Plymouth Canton Educational Park takes 25th at national marching band competition

It's not going to be easy. It's going to take a lot of work. But ask Mike Wells if there's a payoff, and his answer is an unequivocal 'yes.'

"We tell kids all the time, you never know until you try it," he said. "I think there are very few activities nowadays that we can tell you 'this is going to take a lot of time, this is going to take a lot of effort, but we promise you by the end, it's going to be worth it.'"

At the end of marching band season, the Plymouth Canton Educational Park would probably agree. Coming off a trip to the national championships, the band - marching 160 strong - placed 25 out of 100 teams from across the country. And here's their three drum majors to tell you why.

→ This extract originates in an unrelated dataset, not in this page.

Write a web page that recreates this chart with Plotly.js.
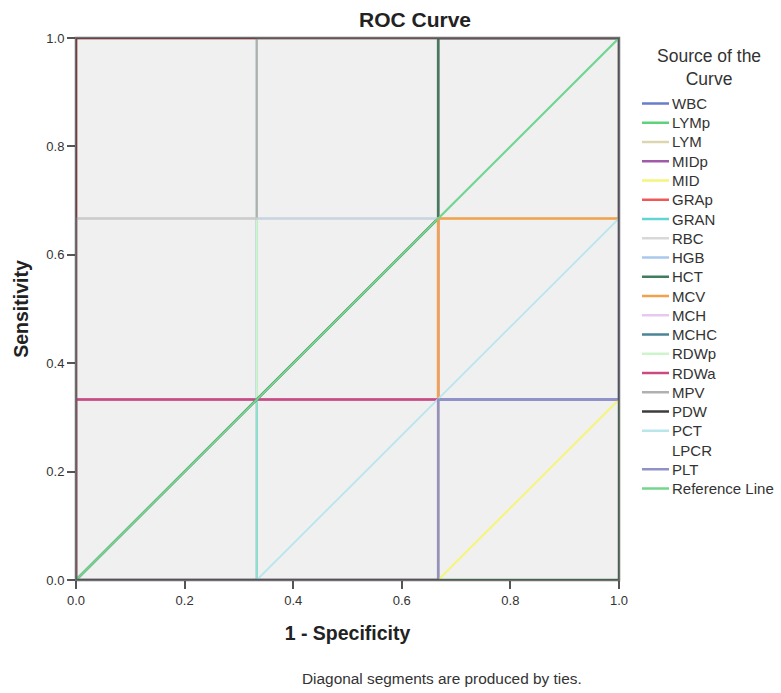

"We have a long history of excellence and we just want to live up to that," said Kiana Vannest.

"We don't really focus on the pressure of that, we just go and have as much fun as we possibly can," said Maggie Myles.

"I'm really passionate about music and I love every single second that I get to play my instrument and hear other people play their instrument, it's always really really fun," said Michael Montesi.

This isn't the first time the band has performed at the national competition, and they have the banners to prove it. But for Wells, an alumnus of the program and current band director that shouldn't detract from its significance.

"It's a pretty big event - it's something the students look forward to every year," he said.

His associate directors of the band would agree.

"It was very special, it's something I'll remember forever. The kids were just so excited," said Andy Raven.

"Not only is it a big competition, but it's like their culminating performance from an entire season of a lot of hard work, a lot of hours and time spent practicing and rehearsing," said Oliver Rodriguez.

But as is the original sentiment echoed by Wells, the accolades awarded to the band members don't compare to the connections made on their road to success.

"These people really are family. By the end of the season, it's always hard to see them go," said Montesi.

"We all become a big family and we all grow together and I would say that's one of the best parts of marching band," said Myles.